Local favorite Graeme McDowell was left beaming with pride after completing a return to Portrush for The 148th Open.
By Will Gray
Even as the wind blew and the rain poured from above, Graeme McDowell found reason to smile during one final stroll to the green at The 148th Open.
McDowell is a Portrush native, and his qualification for this week’s much-anticipated event became a storyline throughout the early part of the year. But he managed to snag a spot in the field for the first major championship played in Northern Ireland in his lifetime, and he more than acquitted himself once he got here.
McDowell was the lone Ulsterman to make the 36-hole cut, and he enjoyed a stirring ovation on the 72nd green even though he battled to a final-round 77 in difficult conditions to finish the week at 4 over.
“It’s been special. I’ve enjoyed every second,” McDowell said. “Really, really proud. I’m proud of Portrush and proud of Northern Ireland, and I’m proud of Ireland. Ireland is pretty proud as we watch Shane Lowry trying to win. The people have been amazing this week.”
McDowell stuck around after his final round concluded, joining the receiving line that greeted Lowry behind the 18th green after he had closed out a remarkable run to a maiden major title. While McDowell would have preferred to be the one receiving the final claps to close a memorable week, he had nothing but praise for the game's newest major champion.
"He's one of the most competitive people I've ever met, to a fault, nearly," McDowell said. "He feels comfortable on the big stage. Right now, he's on the biggest stage out there."
“I'm proud of Portrush and proud of Northern Ireland, and I'm proud of Ireland. ” graeme mcdowell
But McDowell's most lofty praise was reserved for the environment that welcomed The 148th Open and allowed it to shine, with Royal Portrush serving admirably as championship host for the first time since 1951. McDowell has seen some of the most raucous environments in golf, and the one he walked through this week while ringed by enthusiastic crowds ranked near the top.

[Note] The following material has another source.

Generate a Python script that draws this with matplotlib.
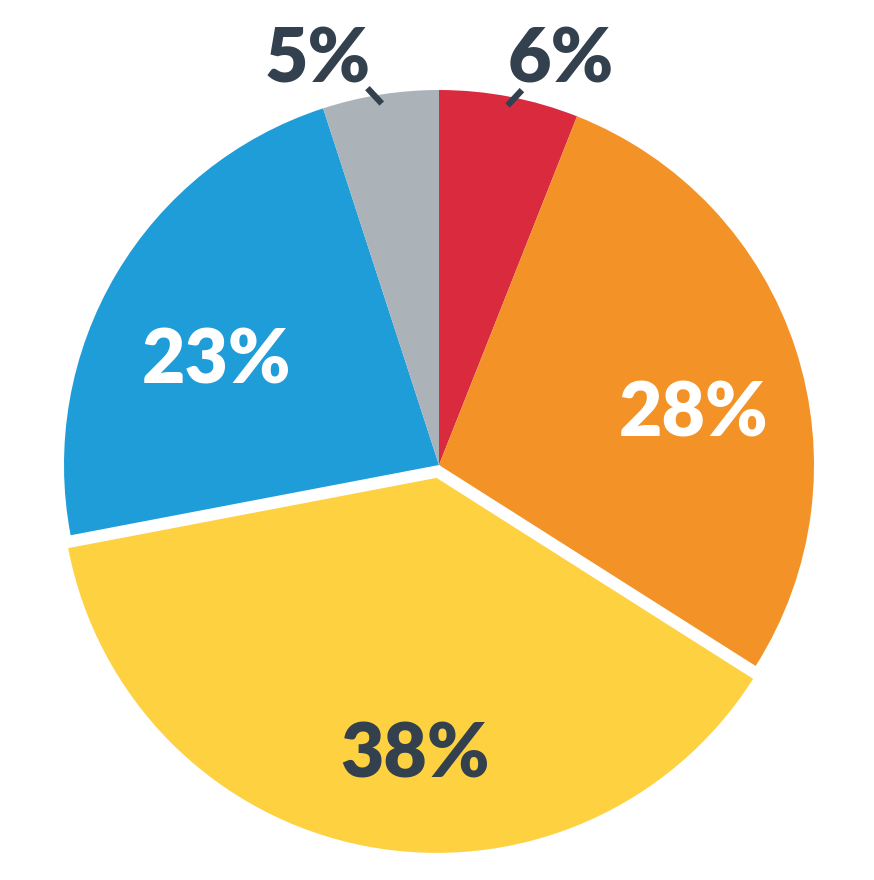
import numpy as np
import matplotlib.pyplot as plt

# dados do gráfico (sentido horário a partir do topo)
valores = [6, 28, 38, 23, 5]
rotulos = ["6%", "28%", "38%", "23%", "5%"]
cores = ["#DA2A3E", "#F39226", "#FED141", "#1F9DD9", "#ABB2B8"]
afastar = [0, 0, 0.035, 0, 0]

cor_texto = "#33404D"
fonte = dict(family=["Lato", "DejaVu Sans"], fontweight="heavy", fontsize=54)

fig = plt.figure(figsize=(8.74, 8.8), dpi=100)
ax = fig.add_axes([0, 0, 1, 1])

raio = 375
fatias, _ = ax.pie(
    valores,
    colors=cores,
    startangle=90,
    counterclock=False,
    radius=raio,
    explode=[e * raio for e in afastar],
    wedgeprops=dict(linewidth=0),
)

# ângulo médio de cada fatia
total = sum(valores)
inicio = 90.0
meios = []
for v in valores:
    meios.append(inicio - v / total * 180.0)
    inicio -= v / total * 360.0

# rótulos internos: (ângulo, raio, cor)
internos = {1: (11.2, 259, "white"), 2: (-94.8, 292, cor_texto), 3: (155.0, 245, "white")}
for i, (ang, r, c) in internos.items():
    a = np.radians(ang)
    ax.text(r * np.cos(a), r * np.sin(a), rotulos[i], color=c,
            ha="center", va="center", **fonte)

# rótulos externos com linha de chamada inclinada
for i, ha, inc in [(0, "left", 47), (4, "right", 133)]:
    a = np.radians(meios[i])
    x0, y0 = 366 * np.cos(a), 366 * np.sin(a)
    d = np.radians(inc)
    ax.plot([x0, x0 + 21 * np.cos(d)], [y0, y0 + 21 * np.sin(d)],
            color=cor_texto, linewidth=4.5, solid_capstyle="butt")
    x = 69 if ha == "left" else -68
    ax.text(x, 405, rotulos[i], color=cor_texto, ha=ha, va="center", **fonte)

ax.set_xlim(-439, 874 - 439)
ax.set_ylim(-(880 - 465), 465)
ax.set_aspect("equal")
ax.axis("off")

plt.savefig("out.png", dpi=100)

"I've had several comments from players about Rory (McIlroy) coming in Friday night, it was like a Ryder Cup. It was like he was leading the tournament," McDowell said. "I'm proud of the atmosphere and that people have been as proud to go out there and behave well and support well, and support all the players and treat everyone like one of their own.
"That's the way the people of Ireland are. They're welcoming people."